Scotland is ahead of the UK and most of Europe when it comes to digital public services but needs to do more to compete with Nordic countries, according to a new report.

Researchers used ‘mystery shoppers’ to find out what it was like dealing with public services in Scotland at eight major life events – including starting a business, moving house and studying.

Scotland scored 67% on the key benchmarks – compared to 54% for the UK as a whole and 59% on average for the EU. However, more work is needed on the “building blocks” of digital government to reach the same level as high-performing Finland, Denmark, Sweden and Norway.

The Scottish Government commissioned consulting firm Capgemini Invent to produce the report as part of work to deliver a refreshed digital strategy for Scotland.

Public Finance Minister Ben Macpherson said:

“Scotland is working to become a digital leader in an interconnected world, and the coronavirus (COVID-19) pandemic has made clearer than ever the importance of good digital public services. This report confirms that we’re already ahead of the game when it comes to digital public services and I want to make sure we build on that progress.
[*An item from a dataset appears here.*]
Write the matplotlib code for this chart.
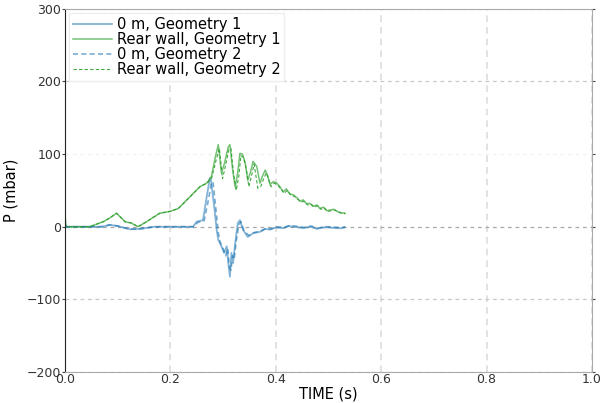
import matplotlib
matplotlib.use("Agg")
import matplotlib.pyplot as plt

# Rear wall, Geometry 1
t_rw1 = [0.0, 0.002, 0.047, 0.073, 0.085, 0.098, 0.114, 0.126, 0.139, 0.155, 0.180, 0.199, 0.215,
         0.237, 0.256, 0.269, 0.278, 0.285, 0.291, 0.297, 0.303, 0.310, 0.313, 0.318, 0.323, 0.328,
         0.332, 0.337, 0.342, 0.347, 0.352, 0.357, 0.364, 0.370, 0.375, 0.380, 0.385, 0.389, 0.395,
         0.402, 0.408, 0.414, 0.420, 0.427, 0.433, 0.440, 0.446, 0.452, 0.458, 0.465, 0.471, 0.478,
         0.484, 0.490, 0.497, 0.503, 0.510, 0.517, 0.525, 0.530]
p_rw1 = [19, 0, 0, 7, 12, 18.6, 7, 5, 0, 7, 18.6, 21, 25,
         41, 55, 60, 69, 95, 113, 74, 88, 110, 113, 80, 55, 75,
         101, 100, 88, 64, 75, 90, 83, 60, 70, 78, 70, 58, 62,
         60, 55, 48, 52, 45, 44, 40, 35, 37, 32, 32, 28, 30,
         25, 27, 22, 23, 24, 21, 19, 19]

# Rear wall, Geometry 2
t_rw2 = [0.0, 0.002, 0.047, 0.073, 0.085, 0.098, 0.114, 0.126, 0.139, 0.155, 0.180, 0.199, 0.215,
         0.237, 0.256, 0.269, 0.278, 0.287, 0.293, 0.299, 0.305, 0.311, 0.315, 0.320, 0.325, 0.330,
         0.334, 0.339, 0.344, 0.349, 0.354, 0.359, 0.366, 0.372, 0.377, 0.382, 0.387, 0.391, 0.397,
         0.404, 0.410, 0.416, 0.422, 0.429, 0.435, 0.442, 0.448, 0.454, 0.460, 0.467, 0.473, 0.480,
         0.486, 0.492, 0.499, 0.505, 0.512, 0.519, 0.527, 0.533]
p_rw2 = [19, 0, 0, 7, 12, 18.6, 7, 5, 0, 7, 18.6, 21, 25,
         41, 55, 60, 66, 92, 108, 66, 85, 106, 108, 72, 50, 70,
         98, 95, 80, 55, 70, 86, 53, 56, 66, 74, 64, 55, 60,
         57, 52, 46, 50, 43, 42, 38, 34, 35, 30, 31, 27, 29,
         24, 26, 21, 22, 23, 20, 18, 18]

# 0 m, Geometry 1
t_0m1 = [0.0, 0.070, 0.085, 0.100, 0.123, 0.142, 0.170, 0.200, 0.243, 0.250, 0.262, 0.269, 0.275,
         0.277, 0.284, 0.288, 0.291, 0.297, 0.302, 0.307, 0.310, 0.313, 0.316, 0.319, 0.323, 0.328,
         0.332, 0.338, 0.347, 0.357, 0.370, 0.380, 0.389, 0.400, 0.414, 0.425, 0.433, 0.445, 0.452,
         0.465, 0.478, 0.490, 0.503, 0.515, 0.525, 0.530]
p_0m1 = [0, 0, 2.5, 1, -3.5, -3, 0, 0, 0, 7, 9, 41, 67,
         65, 23, -4.5, -18, -27, -36, -27, -50, -69, -36, -50, -23, 5,
         9, -4.5, -14, -9, -7, -3, -4, -1, -2, 1, 0, -1, -2,
         0, -3, -1, -1, -2, -2, -1]

# 0 m, Geometry 2
t_0m2 = [0.0, 0.070, 0.085, 0.100, 0.123, 0.142, 0.170, 0.200, 0.245, 0.252, 0.264, 0.272, 0.278,
         0.281, 0.287, 0.291, 0.294, 0.300, 0.305, 0.309, 0.312, 0.315, 0.318, 0.321, 0.325, 0.330,
         0.334, 0.340, 0.349, 0.359, 0.372, 0.382, 0.391, 0.402, 0.416, 0.427, 0.435, 0.447, 0.454,
         0.467, 0.480, 0.492, 0.505, 0.517, 0.527, 0.532]
p_0m2 = [0, 0, 2.5, 1, -3.5, -3, 0, 0, 0, 6, 8, 36, 60,
         62, 20, -8, -20, -30, -40, -30, -55, -60, -40, -45, -20, 3,
         7, -6, -12, -8, -6, -2, -3, 0, -1, 2, 1, 0, -1,
         1, -2, 0, 0, -1, -1, 0]

x_ticks = [0.0, 0.2, 0.4, 0.6, 0.8, 1.0]
y_ticks = [-200, -100, 0, 100, 200, 300]

fig = plt.figure(figsize=(6.01, 4.03), dpi=100)
ax = fig.add_axes([0.108, 0.077, 0.877, 0.901])

ax.plot(t_0m1, p_0m1, color='#1f77b4', alpha=0.55, lw=1.3, label='0 m, Geometry 1')
ax.plot(t_rw1, p_rw1, color='#2ca02c', alpha=0.65, lw=1.1, label='Rear wall, Geometry 1')
ax.plot(t_0m2, p_0m2, color='#1f77b4', alpha=0.6, lw=1.2, ls='--', dashes=(3, 2), label='0 m, Geometry 2')
ax.plot(t_rw2, p_rw2, color='#2ca02c', alpha=0.9, lw=0.8, ls='--', dashes=(3, 2), label='Rear wall, Geometry 2')

ax.set_xlim(0, 1.0)
ax.set_ylim(-200, 300)
ax.set_xticks(x_ticks)
ax.set_yticks(y_ticks)
ax.grid(True, axis='x', color='#dddddd', ls='--', lw=1.2, dashes=(4, 3), zorder=0)
ax.grid(True, axis='y', color='#c8c8c8', ls='--', lw=0.9, dashes=(3, 3), zorder=0)
for gl, v in zip(ax.get_ygridlines(), y_ticks):
    if v == 0:
        gl.set_color('#a8a8a8')
    elif v == 100:
        gl.set_color('#f2f2f2')

for s in ['top', 'right', 'bottom']:
    ax.spines[s].set_color('#aaaaaa')
ax.spines['left'].set_color('#222222')
ax.tick_params(axis='x', labelsize=9, length=0, pad=1, colors='#333333')
ax.tick_params(axis='y', labelsize=9, length=2.5, pad=0, color='#444444', labelcolor='#333333')
ax.tick_params(axis='y', right=True, labelright=False)

ax.set_xlabel('TIME (s)', fontsize=10.5, labelpad=0)
ax.set_ylabel('P (mbar)', fontsize=10.5, labelpad=6)

leg = ax.legend(loc='upper left', fontsize=10.5, labelspacing=0.0, handlelength=2.7,
                handletextpad=0.3, borderpad=0.25, borderaxespad=0.3, fancybox=False,
                framealpha=1.0, edgecolor='#eeeeee')

fig.savefig('out.png', dpi=100)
“We recognise the researchers’ recommendations for how we can improve further, and we are currently consulting on our draft digital strategy which contains plans to address many of these points. We will continue to work with other European counties to learn from their experiences and share our own.”

Fiona Young, Head of Capgemini Invent in Scotland, said:

“Well designed and executed digital services should enable citizens and businesses to seamlessly interact with public services, which has also been heightened by the COVID-19 pandemic. Scotland’s position, which is above the EU27+ average, is testimony to the progress made in developing its online government services in line with its digital strategy. Moving forward, a continued focus on social, economic and wellbeing outcomes backed by fiscal measures will help accelerate the transformation and realise its vision of a Digital Scotland.”

Jane Morrison-Ross, CEO of digital technologies industry trade body ScotlandIS, said:

“We live in a Scotland where digital underpins our most important public services to deliver a healthier, more environmentally conscious, wealthier and inclusive nation.

“This report recognises our progress but there is more to do and the Scottish Government is already working towards these goals with partners. Together we can take the learnings from the report and continue to create a digital Scotland that is good for the people, the economy, the environment and the government.”